Now, perhaps you might argue with me and tell me that the functionality offered by a software package in general is more complex than the range of functions which a telecommunications operator can offer, and therefore it is not fair to compare their respective approaches to tariffs. You might say that a mobile operator needs to offer more sophisticated tariffs than simple PUPM because the industry is so competitive, and thus intelligent and clever bundling of services (SMS and MMS and call rates and roaming charges etc) is critical. A SaaS provider can by contrast just use PUPM, because a vast range of software functions can be offered, and that is the basis for competing, rather than the tariff rates. If you are inclined to that view, then I suspect someone like Nick Carr would disagree with you since he argues that software is rapidly becoming a commodity – like telephones – and that competition based on functionality alone is insufficient, since most software packages of a given genre do pretty much the same thing anyway. Maybe the 80/20 rule also applies too: 80% of the customers in practice only use the same 20% of the functionality available, and are actually pretty happy with it.
I believe that raw PUPM is not good for many customers, and its also not good for a SaaS provider. It is not good for many customers, because the intensity of usage of a SaaS offering may vary considerably across different grades of staff (line staff, field staff, mid-tier managers, and executives); at different time periods (end of quarter and end of year may drive more activity than at other periods); and in different functions (for example marketing campaign vs. pre-sales and lead qualification vs. negotiation and sales vs. customer-support vs. solution fulfillment). The same considerations also make PUPM bad for a SaaS provider: I strongly suspect many SaaS providers in practice leave money on the table as they negotiate under pressure to discount on their standard PUPM rate under such circumstances.
In the telecommunications industry, billing and rating engines are used to capture and describe an operator’s tariff policies, as a series of rules applied to traffic activity records in the network. There would seem an opportunity to apply the same general approach to the SaaS business model: can a SaaS provider use billing and rating technology applied to software activity records (business transactions, business events, session activity, etc) to implement a more sophisticated tariff policy than naïve PUPM ?
In fact, that is precisely what LeCayla does, and that is why I was delighted when I was asked to take on the non executive Chairman role last November.
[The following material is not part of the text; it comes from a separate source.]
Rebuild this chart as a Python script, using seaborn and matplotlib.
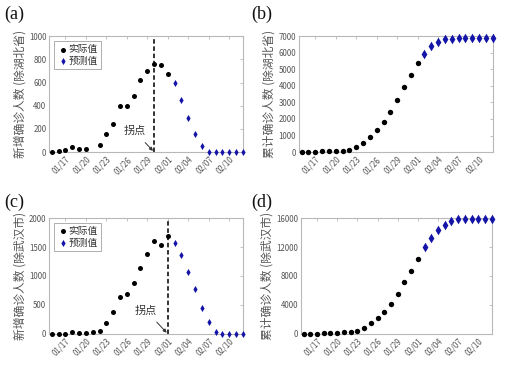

In my view SaaS providers are increasingly unlikely to be able to compete on functionality alone – such software is becoming a commodity, in Nick Carr’s terms.
As Conor Halpin, the LeCayla founder and CEO says: “If you want to maximise the value from each customer then you need a pricing model that captures marginal value.”
The ability to compete on tariff structures – by understanding what customers usage patterns actually are, and devising and applying tariff plans based on business events and activity – is likely to be the basis for a successful SaaS provider, thus increasing value to customers, and increasing market share.
After all, mobile operators have honed their skills to a fine art. They understand what customers usage patterns actually are, and have devised and applied tariff plans based on customers events and activity, thus increasing value to customers, and increasing market share. They understand how much we talk here in Ireland.